The entitlement story for Woolsey is about sequencing. The project did not begin as a full missing-middle development. It began with an ADU behind an existing duplex: a relatively familiar infill strategy made possible by California’s ADU laws. The proposed ADU created one new unit, but also introduced shared amenities that supported the larger community.

When the adjacent vacant parcel became available, the entitlement opportunity changed. The project could have been framed as a new single-family home, but that path would have been less efficient and less consistent with Berkeley’s recent housing policy direction. A duplex was a better fit: it produced more housing, better matched the clients’ communal goals, and could proceed under Berkeley’s Missing Middle Housing Ordinance.

That ordinance became the key regulatory pathway.

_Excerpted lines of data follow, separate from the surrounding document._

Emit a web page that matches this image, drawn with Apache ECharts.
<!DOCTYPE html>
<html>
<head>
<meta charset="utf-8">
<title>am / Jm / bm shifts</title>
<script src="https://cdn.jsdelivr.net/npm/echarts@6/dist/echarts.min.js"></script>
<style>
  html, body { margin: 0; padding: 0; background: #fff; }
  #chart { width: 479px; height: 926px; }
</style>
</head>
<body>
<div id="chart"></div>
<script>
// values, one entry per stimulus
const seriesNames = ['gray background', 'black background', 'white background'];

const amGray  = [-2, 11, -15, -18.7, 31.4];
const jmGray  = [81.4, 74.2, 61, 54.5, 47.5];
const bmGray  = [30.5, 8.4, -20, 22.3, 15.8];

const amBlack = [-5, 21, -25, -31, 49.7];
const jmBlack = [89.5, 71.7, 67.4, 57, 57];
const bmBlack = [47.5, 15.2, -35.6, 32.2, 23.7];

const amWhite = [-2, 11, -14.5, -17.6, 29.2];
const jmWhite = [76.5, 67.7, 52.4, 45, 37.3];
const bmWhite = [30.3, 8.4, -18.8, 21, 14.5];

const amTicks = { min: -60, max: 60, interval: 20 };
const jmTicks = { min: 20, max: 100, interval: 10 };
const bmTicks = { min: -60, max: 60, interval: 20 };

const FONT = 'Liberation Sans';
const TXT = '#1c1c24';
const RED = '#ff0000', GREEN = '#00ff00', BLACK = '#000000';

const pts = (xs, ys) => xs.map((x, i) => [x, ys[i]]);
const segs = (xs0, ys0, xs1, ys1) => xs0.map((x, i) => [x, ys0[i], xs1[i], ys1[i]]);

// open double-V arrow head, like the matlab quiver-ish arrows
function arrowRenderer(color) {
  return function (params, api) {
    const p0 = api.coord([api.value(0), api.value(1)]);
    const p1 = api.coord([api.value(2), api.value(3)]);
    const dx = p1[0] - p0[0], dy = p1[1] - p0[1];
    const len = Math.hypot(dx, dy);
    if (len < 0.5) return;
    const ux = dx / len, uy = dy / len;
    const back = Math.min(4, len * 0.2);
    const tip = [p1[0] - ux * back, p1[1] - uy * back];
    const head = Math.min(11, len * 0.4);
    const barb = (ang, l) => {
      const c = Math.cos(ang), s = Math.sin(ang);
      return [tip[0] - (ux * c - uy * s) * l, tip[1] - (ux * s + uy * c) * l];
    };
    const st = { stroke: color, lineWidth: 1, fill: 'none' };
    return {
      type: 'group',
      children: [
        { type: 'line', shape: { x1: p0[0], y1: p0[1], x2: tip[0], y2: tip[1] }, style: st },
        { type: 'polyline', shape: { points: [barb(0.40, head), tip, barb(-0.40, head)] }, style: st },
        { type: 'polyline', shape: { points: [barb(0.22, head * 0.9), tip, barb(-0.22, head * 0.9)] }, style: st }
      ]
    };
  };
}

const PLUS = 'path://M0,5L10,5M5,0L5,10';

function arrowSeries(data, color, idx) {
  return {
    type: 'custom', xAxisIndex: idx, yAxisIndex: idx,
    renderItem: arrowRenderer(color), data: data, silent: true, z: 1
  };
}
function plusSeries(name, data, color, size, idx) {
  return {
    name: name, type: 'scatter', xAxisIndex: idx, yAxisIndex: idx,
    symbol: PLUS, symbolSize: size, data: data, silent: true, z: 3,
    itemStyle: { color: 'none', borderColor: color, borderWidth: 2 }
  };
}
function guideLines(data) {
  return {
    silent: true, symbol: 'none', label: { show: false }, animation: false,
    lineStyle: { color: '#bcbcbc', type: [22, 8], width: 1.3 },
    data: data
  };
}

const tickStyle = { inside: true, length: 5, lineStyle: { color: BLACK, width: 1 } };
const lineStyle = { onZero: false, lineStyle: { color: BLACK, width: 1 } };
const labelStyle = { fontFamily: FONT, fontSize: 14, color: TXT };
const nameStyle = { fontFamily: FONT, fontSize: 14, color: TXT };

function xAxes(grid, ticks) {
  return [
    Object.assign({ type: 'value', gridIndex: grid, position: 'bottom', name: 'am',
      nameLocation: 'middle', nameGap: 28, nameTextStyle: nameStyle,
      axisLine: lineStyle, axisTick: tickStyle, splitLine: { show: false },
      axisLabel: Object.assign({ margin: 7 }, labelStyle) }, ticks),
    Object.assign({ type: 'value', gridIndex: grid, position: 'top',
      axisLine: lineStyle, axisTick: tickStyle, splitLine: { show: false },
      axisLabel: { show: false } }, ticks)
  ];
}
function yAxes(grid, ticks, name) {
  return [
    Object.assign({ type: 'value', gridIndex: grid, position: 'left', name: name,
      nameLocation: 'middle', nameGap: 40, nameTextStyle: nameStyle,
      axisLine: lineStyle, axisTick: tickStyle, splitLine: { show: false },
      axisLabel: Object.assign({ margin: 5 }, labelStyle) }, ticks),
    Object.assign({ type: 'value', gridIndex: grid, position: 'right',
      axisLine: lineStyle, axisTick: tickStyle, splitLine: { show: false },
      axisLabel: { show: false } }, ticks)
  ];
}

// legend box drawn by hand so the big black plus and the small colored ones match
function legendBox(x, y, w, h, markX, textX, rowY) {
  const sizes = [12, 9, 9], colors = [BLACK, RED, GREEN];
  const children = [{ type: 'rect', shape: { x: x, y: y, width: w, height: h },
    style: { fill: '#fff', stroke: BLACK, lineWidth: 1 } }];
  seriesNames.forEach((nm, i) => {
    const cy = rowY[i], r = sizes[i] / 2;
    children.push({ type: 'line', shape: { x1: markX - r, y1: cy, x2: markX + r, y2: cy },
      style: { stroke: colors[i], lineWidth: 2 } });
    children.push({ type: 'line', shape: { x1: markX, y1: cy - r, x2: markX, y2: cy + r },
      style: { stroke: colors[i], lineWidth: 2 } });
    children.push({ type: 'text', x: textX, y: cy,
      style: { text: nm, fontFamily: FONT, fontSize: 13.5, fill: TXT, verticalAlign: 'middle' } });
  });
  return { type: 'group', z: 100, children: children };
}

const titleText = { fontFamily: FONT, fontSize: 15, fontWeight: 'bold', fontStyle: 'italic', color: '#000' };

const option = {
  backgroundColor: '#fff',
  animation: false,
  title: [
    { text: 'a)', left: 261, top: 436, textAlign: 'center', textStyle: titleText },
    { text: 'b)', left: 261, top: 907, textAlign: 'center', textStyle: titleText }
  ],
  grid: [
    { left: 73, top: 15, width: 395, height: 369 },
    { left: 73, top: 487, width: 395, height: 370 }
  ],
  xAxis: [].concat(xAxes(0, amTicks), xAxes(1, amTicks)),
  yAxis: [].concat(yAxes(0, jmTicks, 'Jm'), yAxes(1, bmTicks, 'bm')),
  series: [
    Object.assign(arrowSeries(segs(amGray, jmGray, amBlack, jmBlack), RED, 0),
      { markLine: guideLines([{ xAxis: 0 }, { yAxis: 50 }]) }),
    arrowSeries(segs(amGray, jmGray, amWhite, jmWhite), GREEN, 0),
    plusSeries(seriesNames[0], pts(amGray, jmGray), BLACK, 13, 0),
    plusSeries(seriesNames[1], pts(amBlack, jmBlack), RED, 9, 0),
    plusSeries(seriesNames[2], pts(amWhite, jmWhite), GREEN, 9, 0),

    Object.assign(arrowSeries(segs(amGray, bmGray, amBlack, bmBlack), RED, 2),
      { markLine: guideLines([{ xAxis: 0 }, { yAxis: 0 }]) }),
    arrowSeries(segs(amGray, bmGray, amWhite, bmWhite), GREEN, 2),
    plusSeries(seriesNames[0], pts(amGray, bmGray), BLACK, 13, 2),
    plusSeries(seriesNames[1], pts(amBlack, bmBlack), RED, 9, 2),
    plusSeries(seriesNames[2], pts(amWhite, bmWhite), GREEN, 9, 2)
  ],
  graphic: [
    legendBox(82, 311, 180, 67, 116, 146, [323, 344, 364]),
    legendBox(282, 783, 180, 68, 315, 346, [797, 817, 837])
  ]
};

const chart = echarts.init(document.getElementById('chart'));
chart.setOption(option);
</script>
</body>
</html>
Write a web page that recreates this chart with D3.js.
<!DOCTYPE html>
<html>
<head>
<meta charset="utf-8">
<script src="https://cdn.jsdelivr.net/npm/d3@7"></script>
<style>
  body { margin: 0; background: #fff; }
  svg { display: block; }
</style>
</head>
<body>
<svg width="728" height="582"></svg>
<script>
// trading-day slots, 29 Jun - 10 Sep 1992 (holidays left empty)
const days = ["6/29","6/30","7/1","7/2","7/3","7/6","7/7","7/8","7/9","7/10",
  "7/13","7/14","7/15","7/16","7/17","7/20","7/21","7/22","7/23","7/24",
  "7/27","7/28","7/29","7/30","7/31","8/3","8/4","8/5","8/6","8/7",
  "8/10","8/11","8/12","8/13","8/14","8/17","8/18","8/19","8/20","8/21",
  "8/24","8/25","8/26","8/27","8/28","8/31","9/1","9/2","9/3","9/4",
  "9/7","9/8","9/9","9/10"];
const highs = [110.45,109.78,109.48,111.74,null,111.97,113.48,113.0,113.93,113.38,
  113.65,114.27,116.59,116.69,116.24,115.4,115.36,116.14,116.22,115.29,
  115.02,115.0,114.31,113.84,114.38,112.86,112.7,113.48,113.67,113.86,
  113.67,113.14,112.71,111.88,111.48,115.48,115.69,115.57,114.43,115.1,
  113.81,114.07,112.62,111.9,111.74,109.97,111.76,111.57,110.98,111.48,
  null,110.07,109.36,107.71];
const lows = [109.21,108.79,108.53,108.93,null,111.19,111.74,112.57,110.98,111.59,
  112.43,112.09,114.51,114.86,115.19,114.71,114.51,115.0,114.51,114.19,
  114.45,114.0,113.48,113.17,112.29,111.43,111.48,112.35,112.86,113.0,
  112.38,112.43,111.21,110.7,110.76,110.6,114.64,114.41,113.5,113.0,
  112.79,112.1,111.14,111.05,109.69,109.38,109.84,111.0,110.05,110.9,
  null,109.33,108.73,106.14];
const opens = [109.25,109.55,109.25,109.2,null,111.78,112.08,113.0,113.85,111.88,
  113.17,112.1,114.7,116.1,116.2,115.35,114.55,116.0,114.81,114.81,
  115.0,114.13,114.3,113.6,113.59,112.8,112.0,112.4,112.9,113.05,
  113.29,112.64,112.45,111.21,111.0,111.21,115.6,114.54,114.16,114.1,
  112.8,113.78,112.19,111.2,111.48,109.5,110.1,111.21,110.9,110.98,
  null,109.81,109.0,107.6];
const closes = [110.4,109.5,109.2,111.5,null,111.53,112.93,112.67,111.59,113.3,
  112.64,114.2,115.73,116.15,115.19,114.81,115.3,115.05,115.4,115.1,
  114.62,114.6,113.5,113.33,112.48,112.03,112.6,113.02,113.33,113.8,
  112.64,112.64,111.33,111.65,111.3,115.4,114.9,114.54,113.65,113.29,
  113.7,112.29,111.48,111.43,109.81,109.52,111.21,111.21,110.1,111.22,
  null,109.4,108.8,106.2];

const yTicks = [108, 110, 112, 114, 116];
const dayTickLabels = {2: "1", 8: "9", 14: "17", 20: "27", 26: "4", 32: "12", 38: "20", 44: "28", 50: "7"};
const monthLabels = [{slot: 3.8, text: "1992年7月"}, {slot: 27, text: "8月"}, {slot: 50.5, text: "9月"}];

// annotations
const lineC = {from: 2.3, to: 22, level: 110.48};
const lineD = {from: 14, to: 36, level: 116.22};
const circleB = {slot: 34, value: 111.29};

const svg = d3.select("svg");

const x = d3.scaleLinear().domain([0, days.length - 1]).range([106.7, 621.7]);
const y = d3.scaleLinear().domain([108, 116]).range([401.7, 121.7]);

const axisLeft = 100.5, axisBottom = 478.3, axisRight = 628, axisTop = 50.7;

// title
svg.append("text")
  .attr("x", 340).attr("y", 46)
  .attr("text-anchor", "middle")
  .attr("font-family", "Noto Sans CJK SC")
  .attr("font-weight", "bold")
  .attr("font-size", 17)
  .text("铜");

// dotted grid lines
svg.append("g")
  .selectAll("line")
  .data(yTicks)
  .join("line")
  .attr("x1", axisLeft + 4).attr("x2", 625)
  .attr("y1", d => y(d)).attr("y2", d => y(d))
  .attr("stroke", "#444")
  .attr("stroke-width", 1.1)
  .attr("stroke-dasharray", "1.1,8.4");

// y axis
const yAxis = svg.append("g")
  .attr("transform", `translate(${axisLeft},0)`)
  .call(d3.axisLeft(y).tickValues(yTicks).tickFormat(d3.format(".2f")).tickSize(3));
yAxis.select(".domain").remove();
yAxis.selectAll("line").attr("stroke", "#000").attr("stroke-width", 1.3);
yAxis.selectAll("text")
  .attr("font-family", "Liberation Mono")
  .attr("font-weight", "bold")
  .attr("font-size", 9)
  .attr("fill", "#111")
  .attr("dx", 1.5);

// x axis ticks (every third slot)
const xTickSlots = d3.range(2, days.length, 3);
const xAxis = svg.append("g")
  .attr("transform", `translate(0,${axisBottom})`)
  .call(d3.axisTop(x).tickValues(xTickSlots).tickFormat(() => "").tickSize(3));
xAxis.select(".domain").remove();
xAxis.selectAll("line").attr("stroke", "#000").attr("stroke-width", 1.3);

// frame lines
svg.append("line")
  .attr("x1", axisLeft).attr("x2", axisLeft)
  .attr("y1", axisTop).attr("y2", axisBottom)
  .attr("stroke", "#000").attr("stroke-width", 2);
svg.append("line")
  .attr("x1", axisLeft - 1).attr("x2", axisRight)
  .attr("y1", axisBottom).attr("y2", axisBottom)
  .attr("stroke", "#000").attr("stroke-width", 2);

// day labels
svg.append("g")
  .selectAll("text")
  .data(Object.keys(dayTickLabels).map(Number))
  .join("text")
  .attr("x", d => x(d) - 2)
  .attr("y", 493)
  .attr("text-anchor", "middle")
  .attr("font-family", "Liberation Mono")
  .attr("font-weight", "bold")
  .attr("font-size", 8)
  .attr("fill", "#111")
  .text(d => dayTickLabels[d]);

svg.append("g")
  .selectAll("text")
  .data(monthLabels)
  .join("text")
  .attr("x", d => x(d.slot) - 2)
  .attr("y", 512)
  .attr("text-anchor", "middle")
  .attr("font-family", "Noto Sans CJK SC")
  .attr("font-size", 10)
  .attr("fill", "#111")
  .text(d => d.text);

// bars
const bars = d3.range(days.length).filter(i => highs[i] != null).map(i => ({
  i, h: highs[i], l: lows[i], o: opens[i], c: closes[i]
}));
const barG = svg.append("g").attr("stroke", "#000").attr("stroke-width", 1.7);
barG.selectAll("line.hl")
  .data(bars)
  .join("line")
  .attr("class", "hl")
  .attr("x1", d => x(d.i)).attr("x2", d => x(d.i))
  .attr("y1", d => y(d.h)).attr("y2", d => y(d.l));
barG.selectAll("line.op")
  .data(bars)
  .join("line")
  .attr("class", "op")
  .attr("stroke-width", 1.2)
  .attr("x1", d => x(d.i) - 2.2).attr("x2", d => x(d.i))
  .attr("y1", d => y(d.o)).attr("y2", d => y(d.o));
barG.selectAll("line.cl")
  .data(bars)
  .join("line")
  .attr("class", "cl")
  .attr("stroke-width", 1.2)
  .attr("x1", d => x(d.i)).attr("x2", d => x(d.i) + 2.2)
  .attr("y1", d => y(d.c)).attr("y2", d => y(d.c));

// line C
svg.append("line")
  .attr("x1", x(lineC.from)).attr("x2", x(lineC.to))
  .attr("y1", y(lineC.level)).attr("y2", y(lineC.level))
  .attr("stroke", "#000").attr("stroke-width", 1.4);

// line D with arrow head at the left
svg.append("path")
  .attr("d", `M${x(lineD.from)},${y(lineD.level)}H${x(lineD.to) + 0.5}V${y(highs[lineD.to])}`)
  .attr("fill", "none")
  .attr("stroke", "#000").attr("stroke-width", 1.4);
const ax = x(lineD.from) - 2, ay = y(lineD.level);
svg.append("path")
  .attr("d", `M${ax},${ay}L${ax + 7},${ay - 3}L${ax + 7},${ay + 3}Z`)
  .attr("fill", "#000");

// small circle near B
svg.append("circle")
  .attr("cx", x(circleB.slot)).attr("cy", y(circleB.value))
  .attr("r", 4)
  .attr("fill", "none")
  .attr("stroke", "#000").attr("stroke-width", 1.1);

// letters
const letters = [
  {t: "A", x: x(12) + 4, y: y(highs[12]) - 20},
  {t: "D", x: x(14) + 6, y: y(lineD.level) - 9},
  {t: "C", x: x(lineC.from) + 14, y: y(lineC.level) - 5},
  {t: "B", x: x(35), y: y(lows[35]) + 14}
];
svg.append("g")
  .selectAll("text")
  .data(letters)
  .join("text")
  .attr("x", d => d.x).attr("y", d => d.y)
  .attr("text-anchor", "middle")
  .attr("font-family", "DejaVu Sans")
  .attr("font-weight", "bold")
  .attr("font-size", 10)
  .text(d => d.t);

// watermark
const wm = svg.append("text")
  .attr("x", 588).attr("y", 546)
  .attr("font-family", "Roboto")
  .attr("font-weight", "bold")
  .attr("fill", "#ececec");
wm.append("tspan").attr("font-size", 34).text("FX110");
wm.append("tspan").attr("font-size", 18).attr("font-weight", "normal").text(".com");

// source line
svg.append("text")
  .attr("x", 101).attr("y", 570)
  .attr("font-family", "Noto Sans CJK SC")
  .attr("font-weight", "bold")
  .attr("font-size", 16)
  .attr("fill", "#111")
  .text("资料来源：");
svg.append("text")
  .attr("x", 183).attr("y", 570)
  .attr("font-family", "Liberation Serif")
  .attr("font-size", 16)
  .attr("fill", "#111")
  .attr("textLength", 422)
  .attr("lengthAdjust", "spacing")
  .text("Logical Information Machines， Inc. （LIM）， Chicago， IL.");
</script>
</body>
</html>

By designing the new building as a duplex rather than a single-family home, the project aligned with an approval framework intended to make small multifamily housing more feasible in residential neighborhoods. Planning approval was received in one month, demonstrating the practical value of a clear local missing-middle pathway.

The final entitlement strategy layers multiple infill tools. The existing duplex remains. The ADU adds one new dwelling unit and shared amenities. The adjacent parcel becomes a new duplex with two additional units. Rather than relying on a single law or one isolated building type, Woolsey uses a combination of ADU law, local missing-middle legislation, and parcel acquisition to create a larger residential community.

The client story is central to Woolsey. The owners are a group of people who had outgrown their previous home, a co-op called the Radish in North Oakland, and were looking to build a new intentional community in South Berkeley. Their housing need was not simply more bedrooms. They needed a physical framework for shared living: private dwellings, common gathering spaces, outdoor amenities, and enough flexibility to support a larger group over time.

The backyard ADU was designed to serve this dual role. Its upper floor provides a two-bedroom apartment, while the ground floor contains a large kitchen and common living area for the broader community. The ADU is therefore both housing and infrastructure: a new dwelling unit and a shared domestic center.

The later duplex expands that community. It includes one larger three-bedroom home and one ground-floor two-bedroom apartment, adding multiple household configurations to the site. These units allow the community to support different residents, household sizes, and degrees of privacy while remaining connected through shared outdoor areas and amenities.

The roof deck on the ADU, with a hot tub and outdoor shower, reinforces the project’s social logic. It is not a conventional backyard accessory. It is part of the collective life of the site: a shared outdoor room that gives the community a place to gather, relax, and maintain the informal social rituals that make cooperative housing work.